• Short task
Begin with the first line of the material and write out each line exactly, ending with the line that contains "import plotly.graph_objects as go". Pictures are not part of the copy.

• Dataset content
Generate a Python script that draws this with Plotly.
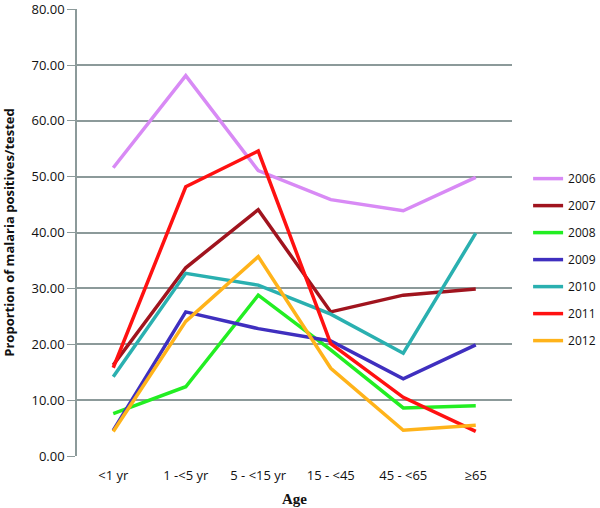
import plotly.graph_objects as go

categories = ["<1 yr", "1 -<5 yr", "5 - <15 yr", "15 - <45", "45 - <65", "≥65"]
years = ["2006", "2007", "2008", "2009", "2010", "2011", "2012"]
v2006 = [51.6, 68.1, 51.1, 45.9, 43.9, 49.9]
v2007 = [16.3, 33.7, 44.1, 25.8, 28.8, 29.9]
v2008 = [7.6, 12.4, 28.8, 19.0, 8.6, 9.0]
v2009 = [4.6, 25.8, 22.8, 20.6, 13.8, 19.9]
v2010 = [14.2, 32.7, 30.6, 25.4, 18.4, 39.9]
v2011 = [15.8, 48.2, 54.6, 20.1, 10.5, 4.4]
v2012 = [4.4, 24.1, 35.7, 15.7, 4.6, 5.5]
series = [v2006, v2007, v2008, v2009, v2010, v2011, v2012]
colors = ["#D88AF5", "#A0141E", "#22EE22", "#3F2FBF", "#2AB0B0", "#FF1111", "#FFB31A"]

fig = go.Figure()
for i, (name, vals) in enumerate(zip(years, series)):
    fig.add_trace(go.Scatter(
        x=categories, y=vals, mode="lines", name=name,
        line=dict(color=colors[i], width=3.5), legendgroup=name,
    ))

fig.update_layout(
    width=600, height=508,
    margin=dict(l=77, r=88, t=9, b=52, autoexpand=False),
    plot_bgcolor="white", paper_bgcolor="white",
    font=dict(family="Open Sans, Liberation Sans, sans-serif", size=13, color="#111"),
    showlegend=True,
    legend=dict(x=1.037, y=0.653, xanchor="left", yanchor="top",
                traceorder="grouped", tracegroupgap=8,
                font=dict(size=12), bgcolor="rgba(0,0,0,0)"),
    xaxis=dict(
        type="category", range=[-0.5, 5.5], showgrid=False,
        showline=False, ticks="", zeroline=False, ticklabelstandoff=10,
        title=dict(text="<b>Age</b>", font=dict(family="Liberation Serif, Times New Roman, serif", size=15), standoff=10),
    ),
    yaxis=dict(
        range=[0, 80.03], tick0=0, dtick=10, tickformat=".2f",
        showgrid=True, gridcolor="#8C9A9A", gridwidth=1.5,
        showline=True, linecolor="#8C9A9A", linewidth=1.5,
        ticks="outside", ticklen=8, tickcolor="#8C9A9A",
        ticklabeloverflow="allow", zeroline=False,
        title=dict(text="<b>Proportion of malaria positives/tested</b>", font=dict(size=13), standoff=16),
    ),
)

fig.write_html("out.html", config={"displayModeBar": False},
               post_script="document.body.style.margin='0';document.body.style.overflow='hidden';")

• Exercise result
Generate a Python script that draws this with Plotly.
import plotly.graph_objects as go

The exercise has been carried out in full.